You are looking at the bow and stern sections of a replica canal "cargo" boat that was salvaged from the National Canal Museum, Easton by Muncy Historical Society volunteers in January 2012. Brought to Muncy in many pieces, the sections were reconstructed on this site in 2014.
Canal boats were similar in overall size, although they varied in the techniques used to construct them. The variations in framing techniques depended on different craftsman [sic - craftsmen] and/or construction practices in use at the various boatyards along the canals.

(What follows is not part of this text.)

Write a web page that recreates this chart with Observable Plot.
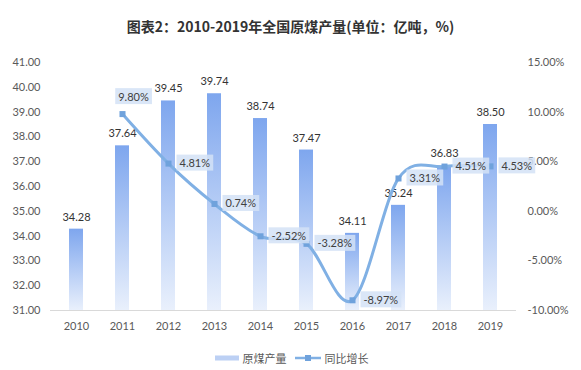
<!DOCTYPE html>
<html><head><meta charset="utf-8">
<script src="https://cdn.jsdelivr.net/npm/d3@7"></script>
<script src="https://cdn.jsdelivr.net/npm/@observablehq/plot@0.6"></script>
<style>
body{margin:0;background:#fff;width:581px;font-family:Lato,"Noto Sans CJK SC",sans-serif;}
#title{height:46px;box-sizing:border-box;padding-top:16px;text-align:center;font-weight:bold;font-size:14px;font-family:"Noto Sans CJK SC",sans-serif;color:#333;line-height:20px;}
#chart svg{display:block;}
#legend{height:24px;display:flex;justify-content:center;align-items:center;font-size:11px;color:#595959;font-family:"Noto Sans CJK SC",sans-serif;padding-left:2px;}
#legend .item{display:flex;align-items:center;margin:0 4px;}
#legend svg{margin-right:4px;}
</style></head><body>
<div id="title">图表2：2010-2019年全国原煤产量(单位：亿吨，%)</div>
<div id="chart"></div>
<div id="legend"></div>
<script>
const years = ["2010","2011","2012","2013","2014","2015","2016","2017","2018","2019"];
const output = [34.28,37.64,39.45,39.74,38.74,37.47,34.11,35.24,36.83,38.50];
const growth = [null,9.80,4.81,0.74,-2.52,-3.28,-8.97,3.31,4.51,4.53];
const leftTicks = [31,32,33,34,35,36,37,38,39,40,41];
const rightTicks = [-10,-5,0,5,10,15];
const seriesNames = ["原煤产量","同比增长"];

const toLeft = p => 31 + (p + 10) * 0.4;
const fromLeft = v => (v - 31) / 0.4 - 10;

const rows = years.map((y,i)=>({year:y, output:output[i], growth:growth[i]}));
const g = rows.filter(d=>d.growth!=null);

const plot = Plot.plot({
  width:581, height:300, marginTop:16, marginBottom:36, marginLeft:50, marginRight:65,
  x:{type:"band", domain:years, padding:0, label:null},
  y:{domain:[31,41], label:null},
  style:{fontFamily:"Lato, 'Noto Sans', sans-serif", fontSize:"11px", color:"#595959", background:"transparent"},
  marks:[
    Plot.axisY(leftTicks,{anchor:"left", tickFormat:d=>d.toFixed(2), tickSize:0, tickPadding:10, fill:"#595959", label:null}),
    Plot.axisY(rightTicks.map(toLeft),{anchor:"right", tickFormat:v=>fromLeft(v).toFixed(2)+"%", tickSize:0, tickPadding:11, textAnchor:"start", fill:"#595959", label:null}),
    Plot.axisX({tickSize:0, tickPadding:12, fill:"#595959", label:null}),
    Plot.rectY(rows,{x:"year", y1:31, y2:"output", insetLeft:16, insetRight:16, fill:"url(#barGrad)"}),
    Plot.ruleY([31],{stroke:"#d9d9d9"}),
    Plot.text(rows,{x:"year", y:"output", text:d=>d.output.toFixed(2), dy:-12, fill:"#333"}),
    Plot.line(g,{x:"year", y:d=>toLeft(d.growth), curve:"cardinal", tension:0, stroke:"#80b0e4", strokeWidth:3}),
    Plot.dot(g,{x:"year", y:d=>toLeft(d.growth), symbol:"square", r:3.4, fill:"#6fa2dc", stroke:"none"}),
    Plot.text(g.slice(0,1),{x:"year", y:d=>toLeft(d.growth), text:d=>d.growth.toFixed(2)+"%", dx:11, dy:-17, fill:"#404040", className:"pctlab"}),
    Plot.text(g.slice(1),{x:"year", y:d=>toLeft(d.growth), text:d=>d.growth.toFixed(2)+"%", dx:11, textAnchor:"start", fill:"#404040", className:"pctlab"})
  ]
});

const svg = d3.select(plot);
const defs = svg.insert("defs",":first-child");
const grad = defs.append("linearGradient").attr("id","barGrad").attr("x1",0).attr("y1",0).attr("x2",0).attr("y2",1);
grad.append("stop").attr("offset","0%").attr("stop-color","#7ea6ee");
grad.append("stop").attr("offset","100%").attr("stop-color","#e9f0fc");
document.getElementById("chart").appendChild(plot);

// boxes behind growth labels
svg.selectAll("g.pctlab text").each(function(){
  const b = this.getBBox();
  const t = this.getAttribute("transform");
  const r = d3.select(this.parentNode).insert("rect", () => this)
    .attr("x", b.x-3).attr("y", b.y-1.5).attr("width", b.width+6).attr("height", b.height+3)
    .attr("fill","#d3e2f6").attr("fill-opacity",0.85);
  if (t) r.attr("transform", t);
});

// legend
const leg = d3.select("#legend");
const i1 = leg.append("div").attr("class","item");
const s1 = i1.append("svg").attr("width",24).attr("height",10);
s1.append("rect").attr("x",0).attr("y",2.5).attr("width",24).attr("height",5).attr("fill","#bcd0f4");
i1.append("span").text(seriesNames[0]);
const i2 = leg.append("div").attr("class","item");
const s2 = i2.append("svg").attr("width",26).attr("height",10);
s2.append("line").attr("x1",0).attr("x2",26).attr("y1",5).attr("y2",5).attr("stroke","#80b0e4").attr("stroke-width",2.5);
s2.append("rect").attr("x",10).attr("y",2).attr("width",6).attr("height",6).attr("fill","#6fa2dc");
i2.append("span").text(seriesNames[1]);
</script>
</body></html>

Generally, a typical cargo boat was about 100 feet long and about 14½ feet wide—only a few inches narrower than the locks—with six feet between the flat hull and the deck. While on the deck, you walked along the side of the boat on the race plank. The stable for the mules would have been in the front end, or bow and mostly underneath the deck. There was a little plank for the mules to walk into the stable. Hatches, which covered the hay house and the cargo, extended the entire length of the boat. At the stern or "aft" or "after" end of the boat, you entered the cabin from the race plank, again, stepping down into the living quarters. The bow lantern, or night hawker, was mounted on the head. Joseph Shaw, Samuel Shopbell, Lewis Smith, William Corson, Phillip Shay, Samuel
Menges, and George McCarty captained some of the canal boats that passed by this spot. Fleming Walton, John Waldron, Augustus Wilson, Daniel Feister, John Fowler and John Lebo made their living as "boatmen" in the 1850-60s. Cargo boat were identified by numbers or names. Some of [the] names of Muncy-owned boats were the Captain Shopbell, the Col. Jacob Bieber, the Captain Philip Shay, the American Eagle, and Stars and Stripes.